The phrase "salted hash" generally refers to something more plain than PBKDF2.
PBKDF2 is technically a "Key Derivation Function", but it can also be used as
a "Password Hash Function". Password Hashes generally use a hash function and
a salt, yes, but they also incorporate other important factors as well,
commonly a work factor and some "hard" computational problem, so it's unfair
to call them merely a salted hash. PBKDF2, along with password hashes in
general, do indeed do everything a "salted hash" would do, but importantly,
they also do more.

------
adestefan
Their list of Rules is out of order and that may affect Table 3. Mainly I'm
wondering it there really are that many programs that use constant keys (e.g.
is Rule 3 in the table really Rule 3 from the text since that's called out as
rule 3 below.)

Of course it wouldn't suprise me one bit of there really are that number of
applications that use constant keys.

------
archivator
Excellent study!

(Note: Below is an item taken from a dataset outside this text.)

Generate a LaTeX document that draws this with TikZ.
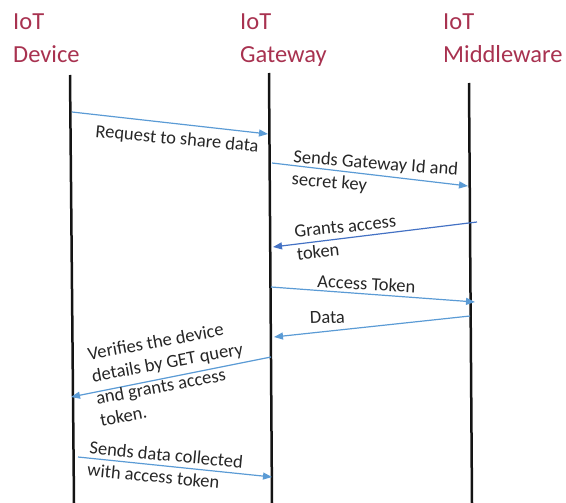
\documentclass[tikz,border=0pt]{standalone}
\usepackage{fontspec}
\setmainfont{Carlito}
\usetikzlibrary{arrows.meta}
\definecolor{hdrc}{RGB}{168,50,80}
\definecolor{txtc}{RGB}{38,38,38}
\definecolor{lifec}{RGB}{20,20,20}
\definecolor{arrc}{RGB}{91,155,213}
\definecolor{arrd}{RGB}{68,114,196}
\begin{document}
\begin{tikzpicture}[x=1pt,y=-1pt,
  hdr/.style={anchor=north west, inner sep=0pt, align=left, text=hdrc, font=\fontsize{24.5}{33}\selectfont},
  lbl/.style={inner sep=0pt, align=left, text=txtc, font=\fontsize{18.5}{22.5}\selectfont},
  life/.style={line width=2.5pt, draw=lifec},
  msg/.style={line width=1.2pt, draw=arrc, -{Triangle[length=9pt,width=7pt]}}]
\useasboundingbox (0,0) rectangle (566,503);
% headers
\node[hdr] (hdev) at (13,13.5) {IoT\\Device};
\node[hdr] (hgw) at (240,13.5) {IoT\\Gateway};
\node[hdr] (hmw) at (443,13.5) {IoT\\Middleware};
% lifelines
\coordinate (devT) at (70,75);  \coordinate (devB) at (74,503);
\coordinate (gwT) at (269,73);  \coordinate (gwB) at (272,503);
\coordinate (mwT) at (469,83);  \coordinate (mwB) at (472,503);
\draw[life] (devT) -- (devB);
\draw[life] (gwT) -- (gwB);
\draw[life] (mwT) -- (mwB);
% message end points
\coordinate (m1s) at (72,112);  \coordinate (m1e) at (268,134);
\coordinate (m2s) at (272,163); \coordinate (m2e) at (468,186);
\coordinate (m3s) at (477,222); \coordinate (m3e) at (273,247);
\coordinate (m4s) at (271,287); \coordinate (m4e) at (475,302);
\coordinate (m5s) at (470,316); \coordinate (m5e) at (274,337);
\coordinate (m6s) at (271,357); \coordinate (m6e) at (71,397);
\coordinate (m7s) at (78,457);  \coordinate (m7e) at (272,477);
\draw[msg] (m1s) -- (m1e);
\draw[msg] (m2s) -- (m2e);
\draw[msg, draw=arrd] (m3s) -- (m3e);
\draw[msg] (m4s) -- (m4e);
\draw[msg] (m5s) -- (m5e);
\draw[msg] (m6s) -- (m6e);
\draw[msg] (m7s) -- (m7e);
% labels
\node[lbl, anchor=base west, rotate=-5.3] (l1) at (95,137) {Request to share data};
\node[lbl, anchor=north west, rotate=-4.5] (l2) at (294,149.5) {Sends Gateway Id and\\secret key};
\node[lbl, anchor=north west, rotate=6] (l3) at (293.7,225.6) {Grants access\\token};
\node[lbl, anchor=base west, rotate=-3.1] (l4) at (317,287.3) {Access Token};
\node[lbl, anchor=base west, rotate=2] (l5) at (310,324) {Data};
\node[lbl, anchor=north west, rotate=10.5] (l6) at (86.5,347.5) {Verifies the device\\details by GET query\\and grants access\\token.};
\node[lbl, anchor=north west, rotate=-5.5] (l7) at (90.2,440.6) {Sends data collected\\with access token};
\end{tikzpicture}
\end{document}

I know it's not exactly easy to do with their analysis
framework but I'd be interested to know how many apps just ignore certificate
errors. It's a depressingly common "solution" on Stack Overflow..

------
nmc
OK, sorry about the custom title, I got it from there:
[https://twitter.com/csoghoian/status/398336912181579776](https://twitter.com/csoghoian/status/398336912181579776)